Scvi-tools: different DEGs when comparing same data

Hello everybody,

I am new to single cells and differential analysis, so I am sorry if this question may sound stupid. However, I used scvi-tools to perform a differential expression analysis on the same cluster but across cells affected by two different conditions. After setting the seed using scvi.settings.seed = 42, my code looks like:

    idx1 = (adata.obs['leiden'] == 0) & (adata.obs['Response'] == 'No')
    idx2 = (adata.obs['leiden'] == 0) & (adata.obs['Response'] == 'Yes')
    scvi_de_noresp_vs_resp = model.differential_expression(idx1=idx1, idx2=idx2, batch_correction=True)

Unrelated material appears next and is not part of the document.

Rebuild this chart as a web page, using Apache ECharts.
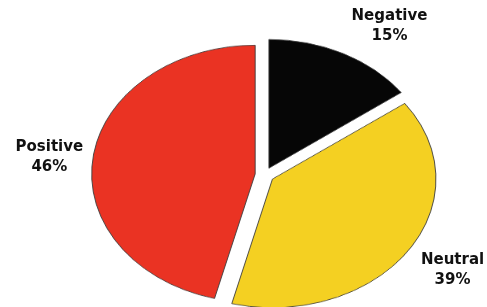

Then, I focused only on genes for which is_de_fdr_0.05' is True (referred to as “significant genes” from now on) . Now, the thing is: if I redo the same analysis, on the same exact data and with the same exact seed, just inverting the order of the idxs, such as:

    idx1 = (adata.obs['leiden'] == 0) & (adata.obs['Response'] == 'Yes')
    idx2 = (adata.obs['leiden'] == 0) & (adata.obs['Response'] == 'No')
    scvi_de_resp_vs_noresp = model.differential_expression(idx1=idx1, idx2=idx2, batch_correction=True)

I obtain a different list of significant genes. This is a bit surprising to me, because, to my understanding, the log fold change should be simmetrical, so ideally the abs value of the log fold change should be the same, just in opposite direction…So, I would expect to find the same list of significant genes, but this is not the case (although most of the significant genes overlap between the two analysis).

Is this behaviour expected? And if yes, why?

Hi, DEG in scvi-tools are computed by random sampling from the underlying distribution. Fixing the random seed yields the same result for the same computation. However switching indices yields slightly different results (similar to another seed). Especially for very lowly expressed genes our estimates can be noisy and I would recommend manually removing them (maximum across both groups of estimated scale smaller than 1e-5 should be fine to filter).

Thank you very much for this quick answer, this is extremely helpful. So, in theory, it would be correct to expect the same results in both condition ( IImean, that the log fold change should be symmetric), right?